No obvious decrease in lava, but an astounding decrease in the number of quakes today.
http://en.vedur.is/photos/jarvatj_rit/140930_0320.png
One M5.5 at 7km on the SE side of Bardarbunga
Four midside, M3.9, M4.1, M4.4, M4.9 all stacked vertically NW of the M5.5 in the Bard. area.
Only five M2.0-M3.0, and only twenty Mag 1.0-2.0, (some at the fissure) so few you can count them off the plot. I think the quakes at Bardarbunga are spreading out.
The fissure is very quiet. only 9 quakes M0.6-M1.3, mostly between 7 and 12 km, one at the surface.
Four M0.8-M1.2 widely scattered around Askja. Very quiet, very small.
The Bardarbunga2 webcam is misaimed tonight and not very interesting.
The Bardarbunga1 webcam is nice. A “light of the sky” shot with full width lava flow.
Last 24 hrs: At Bardarbunga
No mag 5’s
Six biggest: 4.0, 4.2, 3.8, 4.8, 4.9, 4.2 3 – 10 km
An M2.9 on the surface, plus M1.8, 1.9 on the surface.
An M2.5, M2.6 at 20 km
the fissure has a usual vertical pipe of M0.8-M1.4 quakes 5-13 km.
Nothing around Askja or west of Bardarbunga.
The shallow-surface quakes and the 20km quakes at Bar are the unusual aspects today. It is the first day without a Mag 5+ in a while although it just missed with a 4.8 and 4.9.
Askja has been getting quieter for some days.
The webcams are fogged-weathered in. Nothing in the news.
Looked at the baering/3Dbulge plot again this morning and a M2.8 showed up in the fissure group at 10 km, but “19 hours ago”. So it was a late posting to the database. The day before, there were two M2.2 quakes at the fissure that also appeared about 12 hrs late. Odd.

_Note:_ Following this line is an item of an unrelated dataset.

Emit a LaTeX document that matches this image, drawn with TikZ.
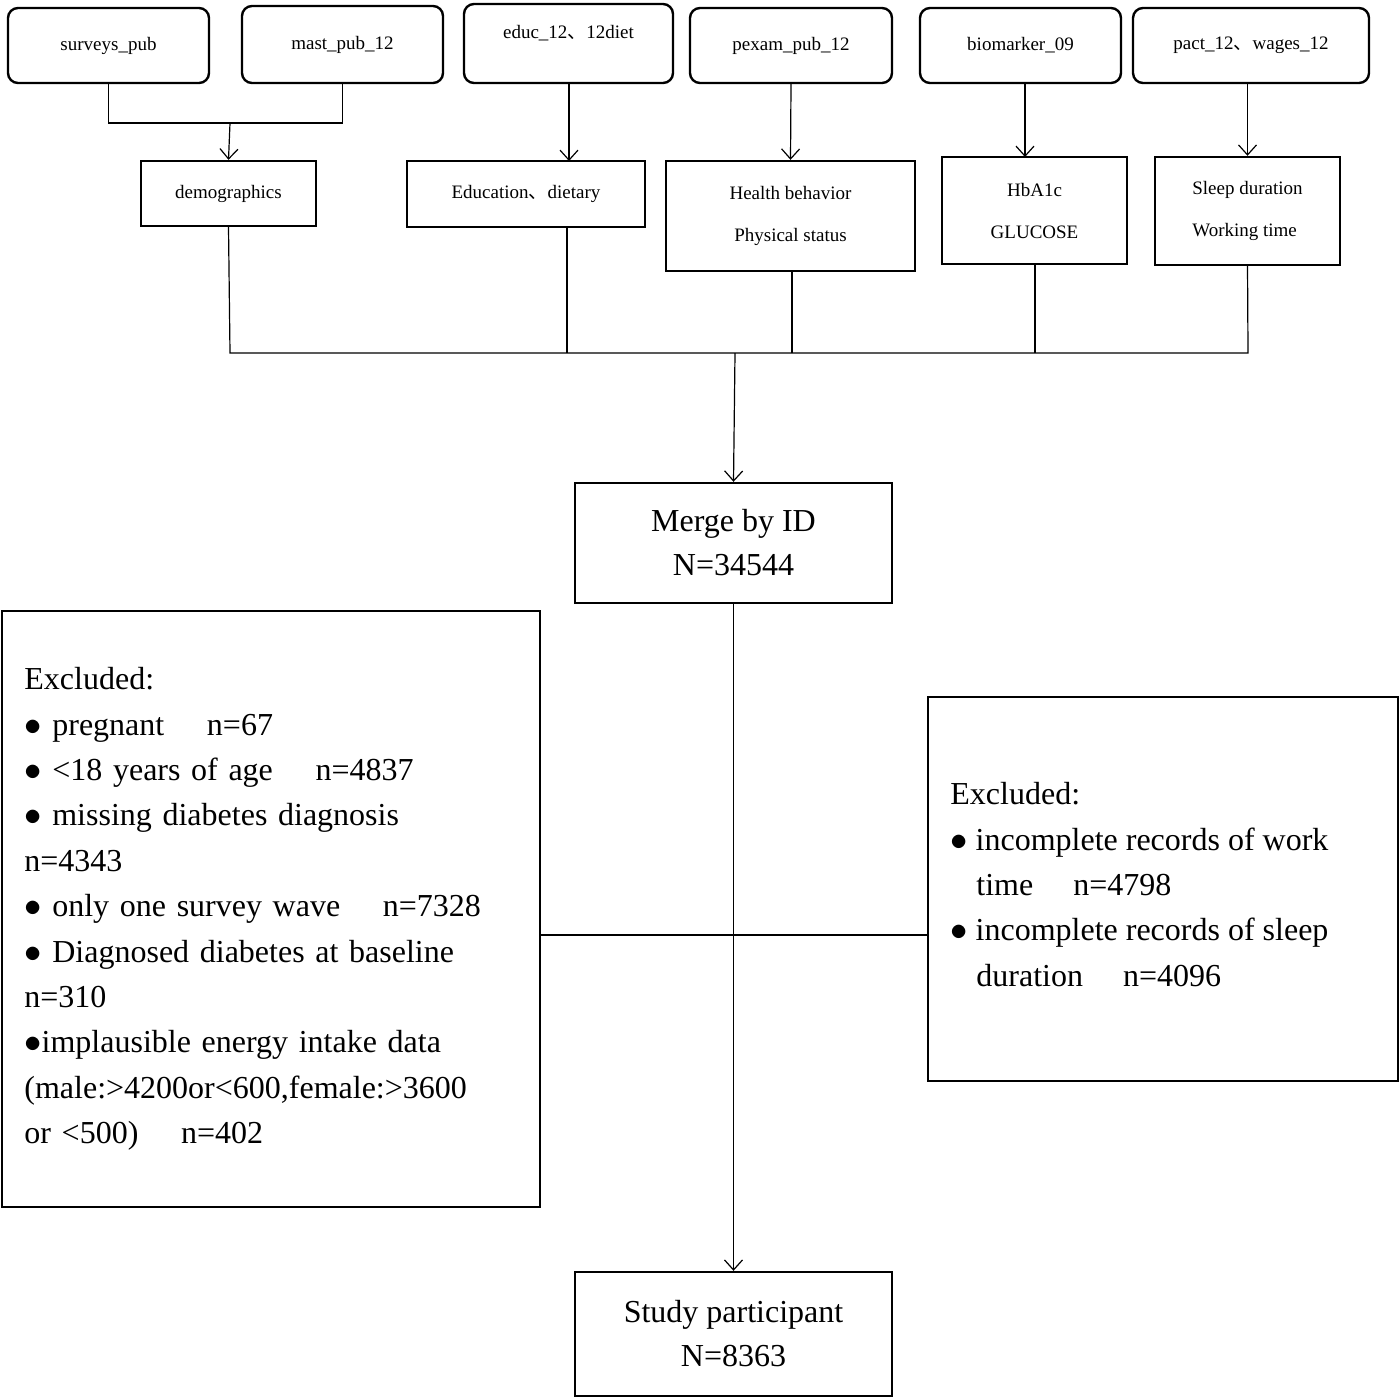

three M 4.2 quakes at Bardarbunga in the past 8 hrs. 3, 6, 8 km.
Bulletin of Volcanology
September 2014, 76:869 Date: 16 Sep 2014
Dike emplacement at Bardarbunga, Iceland, induces unusual stress changes, caldera deformation, and earthquakes
Agust Gudmundsson, Nora Lecoeur, Nahid Mohajeri, Thorvaldur Thordarson
Another video, this one shot on September 28th. :
CCTV footage of Japan’s Mount Ontake volcano eruption
Shades of Mt. St. Helens. The mountain side let go.
The CCTV clip is heavily time compressed 12 minutes (720 seconds) into just 19 seconds. about 40:1
YouTube video: DJI Quadcopter video flights around the Fissure
Part of a series called: DJI Feats.
Last 48 hrs at Bardarbunga:
Ten Mag 4.0-5.0. (Six M 4.5-5.0)
Five Mag 3.0-3.9
28 Mag 2.0-2.9. 17 in the past 24 hrs.
Everything bigger than M2.0 is at Bardarbunga.
New activity NE of Askja A vertical string of small quakes M0.8-M1.1 crowned by a M 2.0. at Long 16.35W
12-7 km At least 11 quakes in the string.
Close by the Askja crater (at Long 16.65W) there are about five M0.7-1.6 quakes all at about 4 km.
At the fissure, a more spread out group than recently, at least 21 quakes of M 0.6-1.4. 5-14 km.
West of Bar, 1 quake, M1.3, near surface.
South of Bar, well under the glacier, 4 quakes, shallow, a M2.6 at 1 km followed by M1.4 at 2 km, M0.7 st 2km, M1.3 at 2 km. (Long 17.45W) The M2.6 is the biggest I’ve see in this location, but it is easy to miss. You have to look at the 3DBulge on end or they get superimposed by more recent quakes in the main crater.
the webcams Bar2 is zoomed in, out of focus and dim. (rain/snow?). Bar1 is zoomed out, lava stream glowing across 50% of field of view.
Nothing new in ruv.is news.
vedur.is has a chart showing 9.25 meters of sinking of the top of the glaciersince 9/14. The rate is constant. The question is, how much of that is the caldera sinking, and how much of it is melting of the glacier from the bottom?
Great Photo!!: Erez Marom Photography facebook photo page:
‘VOLCANIC SUNSET’
An aerial shot of a new lava flow in Holuhraun. We were incredibly lucky to be there in time for spectacular sunset colors. What an evening!
[Taken from above the yellow-orange-red-brown lava flow front, looking back along the lava river to the lava fountains with a dusky sunset behind it.]
Webcam Bardarbunga2 is looking very interesting now.
http://www.livefromiceland.is/webcams/bardarbunga-2/
I wish I could capture a timelapse tonight.